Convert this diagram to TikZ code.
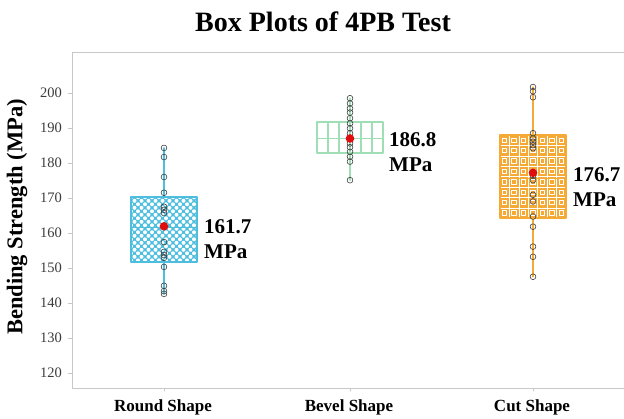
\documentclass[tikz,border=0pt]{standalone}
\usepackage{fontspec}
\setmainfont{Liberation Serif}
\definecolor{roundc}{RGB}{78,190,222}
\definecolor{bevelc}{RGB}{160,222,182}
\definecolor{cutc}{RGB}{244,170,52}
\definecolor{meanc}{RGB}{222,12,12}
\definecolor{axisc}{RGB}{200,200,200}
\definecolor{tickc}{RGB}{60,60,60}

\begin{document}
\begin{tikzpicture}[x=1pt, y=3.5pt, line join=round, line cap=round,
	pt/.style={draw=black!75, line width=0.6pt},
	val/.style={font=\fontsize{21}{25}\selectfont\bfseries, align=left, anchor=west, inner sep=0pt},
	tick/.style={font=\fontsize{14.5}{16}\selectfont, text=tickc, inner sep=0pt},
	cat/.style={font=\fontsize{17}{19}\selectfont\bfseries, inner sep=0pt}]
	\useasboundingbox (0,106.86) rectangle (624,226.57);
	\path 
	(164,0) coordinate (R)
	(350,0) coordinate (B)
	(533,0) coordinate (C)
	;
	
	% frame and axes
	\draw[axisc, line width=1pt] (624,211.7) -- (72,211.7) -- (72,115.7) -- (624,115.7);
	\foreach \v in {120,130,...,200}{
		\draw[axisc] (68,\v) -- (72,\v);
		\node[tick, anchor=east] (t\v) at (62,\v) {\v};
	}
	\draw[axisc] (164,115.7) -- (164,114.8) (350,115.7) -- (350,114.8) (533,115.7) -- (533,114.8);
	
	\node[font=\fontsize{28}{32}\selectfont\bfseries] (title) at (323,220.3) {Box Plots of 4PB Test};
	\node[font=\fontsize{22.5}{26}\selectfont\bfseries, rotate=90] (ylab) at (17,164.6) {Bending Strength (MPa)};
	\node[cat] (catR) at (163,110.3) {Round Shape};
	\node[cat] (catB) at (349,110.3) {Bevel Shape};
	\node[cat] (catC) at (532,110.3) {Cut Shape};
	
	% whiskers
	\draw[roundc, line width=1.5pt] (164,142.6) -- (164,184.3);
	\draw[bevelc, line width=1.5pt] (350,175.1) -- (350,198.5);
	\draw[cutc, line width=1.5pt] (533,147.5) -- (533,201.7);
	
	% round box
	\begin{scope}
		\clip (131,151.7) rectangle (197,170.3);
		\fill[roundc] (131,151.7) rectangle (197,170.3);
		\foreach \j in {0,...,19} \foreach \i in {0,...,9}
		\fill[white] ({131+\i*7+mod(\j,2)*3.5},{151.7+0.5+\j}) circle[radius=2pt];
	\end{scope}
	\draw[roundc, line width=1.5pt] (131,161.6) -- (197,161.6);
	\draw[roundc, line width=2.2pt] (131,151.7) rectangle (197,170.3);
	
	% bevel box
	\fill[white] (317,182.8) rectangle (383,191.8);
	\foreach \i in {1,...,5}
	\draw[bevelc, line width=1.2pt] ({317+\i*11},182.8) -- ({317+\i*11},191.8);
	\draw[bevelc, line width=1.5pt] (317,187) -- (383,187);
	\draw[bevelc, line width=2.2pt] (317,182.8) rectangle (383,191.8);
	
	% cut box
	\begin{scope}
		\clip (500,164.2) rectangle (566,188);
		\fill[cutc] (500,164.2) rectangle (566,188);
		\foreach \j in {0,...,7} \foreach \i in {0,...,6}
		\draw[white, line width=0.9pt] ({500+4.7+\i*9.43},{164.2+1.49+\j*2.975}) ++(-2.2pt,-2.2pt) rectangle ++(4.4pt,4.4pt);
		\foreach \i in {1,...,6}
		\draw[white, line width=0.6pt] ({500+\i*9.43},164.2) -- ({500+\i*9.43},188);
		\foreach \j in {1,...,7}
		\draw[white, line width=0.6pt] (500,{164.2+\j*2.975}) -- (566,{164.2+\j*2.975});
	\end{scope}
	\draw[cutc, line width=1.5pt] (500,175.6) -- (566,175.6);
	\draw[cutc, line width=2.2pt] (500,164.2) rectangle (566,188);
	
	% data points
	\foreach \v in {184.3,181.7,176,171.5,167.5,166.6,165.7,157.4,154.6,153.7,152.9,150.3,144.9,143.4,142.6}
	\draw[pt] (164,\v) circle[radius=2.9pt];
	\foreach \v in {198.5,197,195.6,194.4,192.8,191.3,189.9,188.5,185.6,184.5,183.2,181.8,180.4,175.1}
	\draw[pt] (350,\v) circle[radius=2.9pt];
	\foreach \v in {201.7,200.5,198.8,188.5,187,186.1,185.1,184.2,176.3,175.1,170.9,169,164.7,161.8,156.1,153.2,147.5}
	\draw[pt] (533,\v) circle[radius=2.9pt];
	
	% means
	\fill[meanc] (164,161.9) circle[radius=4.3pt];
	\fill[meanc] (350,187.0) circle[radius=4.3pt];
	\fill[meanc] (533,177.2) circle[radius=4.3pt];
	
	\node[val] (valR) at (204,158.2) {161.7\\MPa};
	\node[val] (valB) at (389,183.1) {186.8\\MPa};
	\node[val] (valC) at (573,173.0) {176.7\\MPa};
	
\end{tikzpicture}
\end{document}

#### [Work to do]
Leave the pictures out and please restate exactly the lines running from the start of the material through the one with "(533,147.5) -- (533,201.7);".

#### [Response for this exercise]
Convert this diagram to TikZ code.
\documentclass[tikz,border=0pt]{standalone}
\usepackage{fontspec}
\setmainfont{Liberation Serif}
\definecolor{roundc}{RGB}{78,190,222}
\definecolor{bevelc}{RGB}{160,222,182}
\definecolor{cutc}{RGB}{244,170,52}
\definecolor{meanc}{RGB}{222,12,12}
\definecolor{axisc}{RGB}{200,200,200}
\definecolor{tickc}{RGB}{60,60,60}

\begin{document}
\begin{tikzpicture}[x=1pt, y=3.5pt, line join=round, line cap=round,
	pt/.style={draw=black!75, line width=0.6pt},
	val/.style={font=\fontsize{21}{25}\selectfont\bfseries, align=left, anchor=west, inner sep=0pt},
	tick/.style={font=\fontsize{14.5}{16}\selectfont, text=tickc, inner sep=0pt},
	cat/.style={font=\fontsize{17}{19}\selectfont\bfseries, inner sep=0pt}]
	\useasboundingbox (0,106.86) rectangle (624,226.57);
	\path 
	(164,0) coordinate (R)
	(350,0) coordinate (B)
	(533,0) coordinate (C)
	;
	
	% frame and axes
	\draw[axisc, line width=1pt] (624,211.7) -- (72,211.7) -- (72,115.7) -- (624,115.7);
	\foreach \v in {120,130,...,200}{
		\draw[axisc] (68,\v) -- (72,\v);
		\node[tick, anchor=east] (t\v) at (62,\v) {\v};
	}
	\draw[axisc] (164,115.7) -- (164,114.8) (350,115.7) -- (350,114.8) (533,115.7) -- (533,114.8);
	
	\node[font=\fontsize{28}{32}\selectfont\bfseries] (title) at (323,220.3) {Box Plots of 4PB Test};
	\node[font=\fontsize{22.5}{26}\selectfont\bfseries, rotate=90] (ylab) at (17,164.6) {Bending Strength (MPa)};
	\node[cat] (catR) at (163,110.3) {Round Shape};
	\node[cat] (catB) at (349,110.3) {Bevel Shape};
	\node[cat] (catC) at (532,110.3) {Cut Shape};
	
	% whiskers
	\draw[roundc, line width=1.5pt] (164,142.6) -- (164,184.3);
	\draw[bevelc, line width=1.5pt] (350,175.1) -- (350,198.5);
	\draw[cutc, line width=1.5pt] (533,147.5) -- (533,201.7);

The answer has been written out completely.